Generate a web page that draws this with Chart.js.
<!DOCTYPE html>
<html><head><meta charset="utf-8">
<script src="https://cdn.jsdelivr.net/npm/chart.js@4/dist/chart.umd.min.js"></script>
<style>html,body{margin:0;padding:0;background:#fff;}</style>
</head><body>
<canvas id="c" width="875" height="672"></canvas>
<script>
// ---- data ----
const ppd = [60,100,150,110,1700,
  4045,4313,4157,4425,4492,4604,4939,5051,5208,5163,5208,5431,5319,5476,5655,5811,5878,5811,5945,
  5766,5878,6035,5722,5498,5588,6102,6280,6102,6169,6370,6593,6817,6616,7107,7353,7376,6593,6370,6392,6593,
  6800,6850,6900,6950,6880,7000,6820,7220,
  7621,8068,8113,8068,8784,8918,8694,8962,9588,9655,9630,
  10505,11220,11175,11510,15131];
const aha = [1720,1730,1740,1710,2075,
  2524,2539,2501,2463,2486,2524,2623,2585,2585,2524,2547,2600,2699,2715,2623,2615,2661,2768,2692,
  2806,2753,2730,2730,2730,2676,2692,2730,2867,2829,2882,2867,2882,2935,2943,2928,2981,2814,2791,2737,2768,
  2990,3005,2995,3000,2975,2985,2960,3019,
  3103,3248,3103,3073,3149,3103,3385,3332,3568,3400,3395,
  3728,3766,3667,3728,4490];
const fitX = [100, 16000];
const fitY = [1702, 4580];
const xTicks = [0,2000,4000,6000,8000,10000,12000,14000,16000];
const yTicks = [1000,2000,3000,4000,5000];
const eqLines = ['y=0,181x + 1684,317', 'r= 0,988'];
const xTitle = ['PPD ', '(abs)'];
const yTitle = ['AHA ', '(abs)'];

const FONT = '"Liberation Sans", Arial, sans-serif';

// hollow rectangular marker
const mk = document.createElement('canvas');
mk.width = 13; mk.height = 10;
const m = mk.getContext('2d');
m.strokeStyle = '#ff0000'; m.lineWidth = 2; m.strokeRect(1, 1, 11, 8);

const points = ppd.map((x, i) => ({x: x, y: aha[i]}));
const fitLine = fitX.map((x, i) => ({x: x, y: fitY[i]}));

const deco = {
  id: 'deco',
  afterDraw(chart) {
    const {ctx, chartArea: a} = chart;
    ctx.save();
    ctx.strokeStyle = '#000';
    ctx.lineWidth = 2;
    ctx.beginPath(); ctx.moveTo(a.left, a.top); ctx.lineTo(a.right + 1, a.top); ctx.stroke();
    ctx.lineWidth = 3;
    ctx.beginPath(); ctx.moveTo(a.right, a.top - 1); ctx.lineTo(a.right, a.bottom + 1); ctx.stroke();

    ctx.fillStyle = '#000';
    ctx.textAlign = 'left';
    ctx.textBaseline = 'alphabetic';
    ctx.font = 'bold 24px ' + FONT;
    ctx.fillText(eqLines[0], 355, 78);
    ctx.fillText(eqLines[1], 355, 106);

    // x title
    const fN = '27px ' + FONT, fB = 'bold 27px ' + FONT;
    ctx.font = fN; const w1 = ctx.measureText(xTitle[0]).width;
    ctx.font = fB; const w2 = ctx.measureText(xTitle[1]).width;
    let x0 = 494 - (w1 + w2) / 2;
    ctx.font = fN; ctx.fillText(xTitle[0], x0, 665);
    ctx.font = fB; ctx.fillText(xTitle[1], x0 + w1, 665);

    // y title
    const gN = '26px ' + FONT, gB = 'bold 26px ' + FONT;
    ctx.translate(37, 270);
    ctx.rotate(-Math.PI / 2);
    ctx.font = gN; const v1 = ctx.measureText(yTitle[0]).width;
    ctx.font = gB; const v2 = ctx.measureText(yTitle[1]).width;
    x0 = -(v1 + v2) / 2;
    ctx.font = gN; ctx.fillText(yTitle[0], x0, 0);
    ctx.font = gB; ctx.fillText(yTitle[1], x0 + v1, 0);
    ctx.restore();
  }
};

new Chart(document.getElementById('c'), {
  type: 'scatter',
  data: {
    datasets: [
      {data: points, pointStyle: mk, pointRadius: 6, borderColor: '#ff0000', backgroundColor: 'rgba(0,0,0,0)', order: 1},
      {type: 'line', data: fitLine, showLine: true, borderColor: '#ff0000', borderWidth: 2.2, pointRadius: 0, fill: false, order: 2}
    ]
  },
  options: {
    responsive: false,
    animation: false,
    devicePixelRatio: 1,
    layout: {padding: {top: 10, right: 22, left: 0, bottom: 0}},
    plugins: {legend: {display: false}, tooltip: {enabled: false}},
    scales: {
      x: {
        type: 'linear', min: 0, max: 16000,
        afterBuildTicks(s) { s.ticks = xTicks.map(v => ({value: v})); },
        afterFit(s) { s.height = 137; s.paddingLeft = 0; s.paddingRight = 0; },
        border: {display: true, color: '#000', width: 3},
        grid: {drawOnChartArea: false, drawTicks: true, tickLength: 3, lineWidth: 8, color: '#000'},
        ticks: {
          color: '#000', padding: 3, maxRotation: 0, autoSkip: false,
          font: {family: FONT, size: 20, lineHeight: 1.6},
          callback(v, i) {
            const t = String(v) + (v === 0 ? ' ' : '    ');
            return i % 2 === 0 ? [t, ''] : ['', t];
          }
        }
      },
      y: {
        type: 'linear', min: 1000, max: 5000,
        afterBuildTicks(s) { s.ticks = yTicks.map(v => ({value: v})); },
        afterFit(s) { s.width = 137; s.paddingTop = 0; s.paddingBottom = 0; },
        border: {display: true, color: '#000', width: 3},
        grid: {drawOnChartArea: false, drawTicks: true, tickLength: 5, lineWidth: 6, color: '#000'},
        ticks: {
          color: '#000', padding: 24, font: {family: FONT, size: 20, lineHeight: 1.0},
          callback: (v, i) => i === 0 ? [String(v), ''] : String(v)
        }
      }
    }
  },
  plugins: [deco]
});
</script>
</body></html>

********************

▶ **WHAT YOU HAVE TO DO**
Every line above should be retyped exactly as given.

▶ **EXPECTED ANSWER**
Generate a web page that draws this with Chart.js.
<!DOCTYPE html>
<html><head><meta charset="utf-8">
<script src="https://cdn.jsdelivr.net/npm/chart.js@4/dist/chart.umd.min.js"></script>
<style>html,body{margin:0;padding:0;background:#fff;}</style>
</head><body>
<canvas id="c" width="875" height="672"></canvas>
<script>
// ---- data ----
const ppd = [60,100,150,110,1700,
  4045,4313,4157,4425,4492,4604,4939,5051,5208,5163,5208,5431,5319,5476,5655,5811,5878,5811,5945,
  5766,5878,6035,5722,5498,5588,6102,6280,6102,6169,6370,6593,6817,6616,7107,7353,7376,6593,6370,6392,6593,
  6800,6850,6900,6950,6880,7000,6820,7220,
  7621,8068,8113,8068,8784,8918,8694,8962,9588,9655,9630,
  10505,11220,11175,11510,15131];
const aha = [1720,1730,1740,1710,2075,
  2524,2539,2501,2463,2486,2524,2623,2585,2585,2524,2547,2600,2699,2715,2623,2615,2661,2768,2692,
  2806,2753,2730,2730,2730,2676,2692,2730,2867,2829,2882,2867,2882,2935,2943,2928,2981,2814,2791,2737,2768,
  2990,3005,2995,3000,2975,2985,2960,3019,
  3103,3248,3103,3073,3149,3103,3385,3332,3568,3400,3395,
  3728,3766,3667,3728,4490];
const fitX = [100, 16000];
const fitY = [1702, 4580];
const xTicks = [0,2000,4000,6000,8000,10000,12000,14000,16000];
const yTicks = [1000,2000,3000,4000,5000];
const eqLines = ['y=0,181x + 1684,317', 'r= 0,988'];
const xTitle = ['PPD ', '(abs)'];
const yTitle = ['AHA ', '(abs)'];

const FONT = '"Liberation Sans", Arial, sans-serif';

// hollow rectangular marker
const mk = document.createElement('canvas');
mk.width = 13; mk.height = 10;
const m = mk.getContext('2d');
m.strokeStyle = '#ff0000'; m.lineWidth = 2; m.strokeRect(1, 1, 11, 8);

const points = ppd.map((x, i) => ({x: x, y: aha[i]}));
const fitLine = fitX.map((x, i) => ({x: x, y: fitY[i]}));

const deco = {
  id: 'deco',
  afterDraw(chart) {
    const {ctx, chartArea: a} = chart;
    ctx.save();
    ctx.strokeStyle = '#000';
    ctx.lineWidth = 2;
    ctx.beginPath(); ctx.moveTo(a.left, a.top); ctx.lineTo(a.right + 1, a.top); ctx.stroke();
    ctx.lineWidth = 3;
    ctx.beginPath(); ctx.moveTo(a.right, a.top - 1); ctx.lineTo(a.right, a.bottom + 1); ctx.stroke();

    ctx.fillStyle = '#000';
    ctx.textAlign = 'left';
    ctx.textBaseline = 'alphabetic';
    ctx.font = 'bold 24px ' + FONT;
    ctx.fillText(eqLines[0], 355, 78);
    ctx.fillText(eqLines[1], 355, 106);

    // x title
    const fN = '27px ' + FONT, fB = 'bold 27px ' + FONT;
    ctx.font = fN; const w1 = ctx.measureText(xTitle[0]).width;
    ctx.font = fB; const w2 = ctx.measureText(xTitle[1]).width;
    let x0 = 494 - (w1 + w2) / 2;
    ctx.font = fN; ctx.fillText(xTitle[0], x0, 665);
    ctx.font = fB; ctx.fillText(xTitle[1], x0 + w1, 665);

    // y title
    const gN = '26px ' + FONT, gB = 'bold 26px ' + FONT;
    ctx.translate(37, 270);
    ctx.rotate(-Math.PI / 2);
    ctx.font = gN; const v1 = ctx.measureText(yTitle[0]).width;
    ctx.font = gB; const v2 = ctx.measureText(yTitle[1]).width;
    x0 = -(v1 + v2) / 2;
    ctx.font = gN; ctx.fillText(yTitle[0], x0, 0);
    ctx.font = gB; ctx.fillText(yTitle[1], x0 + v1, 0);
    ctx.restore();
  }
};

new Chart(document.getElementById('c'), {
  type: 'scatter',
  data: {
    datasets: [
      {data: points, pointStyle: mk, pointRadius: 6, borderColor: '#ff0000', backgroundColor: 'rgba(0,0,0,0)', order: 1},
      {type: 'line', data: fitLine, showLine: true, borderColor: '#ff0000', borderWidth: 2.2, pointRadius: 0, fill: false, order: 2}
    ]
  },
  options: {
    responsive: false,
    animation: false,
    devicePixelRatio: 1,
    layout: {padding: {top: 10, right: 22, left: 0, bottom: 0}},
    plugins: {legend: {display: false}, tooltip: {enabled: false}},
    scales: {
      x: {
        type: 'linear', min: 0, max: 16000,
        afterBuildTicks(s) { s.ticks = xTicks.map(v => ({value: v})); },
        afterFit(s) { s.height = 137; s.paddingLeft = 0; s.paddingRight = 0; },
        border: {display: true, color: '#000', width: 3},
        grid: {drawOnChartArea: false, drawTicks: true, tickLength: 3, lineWidth: 8, color: '#000'},
        ticks: {
          color: '#000', padding: 3, maxRotation: 0, autoSkip: false,
          font: {family: FONT, size: 20, lineHeight: 1.6},
          callback(v, i) {
            const t = String(v) + (v === 0 ? ' ' : '    ');
            return i % 2 === 0 ? [t, ''] : ['', t];
          }
        }
      },
      y: {
        type: 'linear', min: 1000, max: 5000,
        afterBuildTicks(s) { s.ticks = yTicks.map(v => ({value: v})); },
        afterFit(s) { s.width = 137; s.paddingTop = 0; s.paddingBottom = 0; },
        border: {display: true, color: '#000', width: 3},
        grid: {drawOnChartArea: false, drawTicks: true, tickLength: 5, lineWidth: 6, color: '#000'},
        ticks: {
          color: '#000', padding: 24, font: {family: FONT, size: 20, lineHeight: 1.0},
          callback: (v, i) => i === 0 ? [String(v), ''] : String(v)
        }
      }
    }
  },
  plugins: [deco]
});
</script>
</body></html>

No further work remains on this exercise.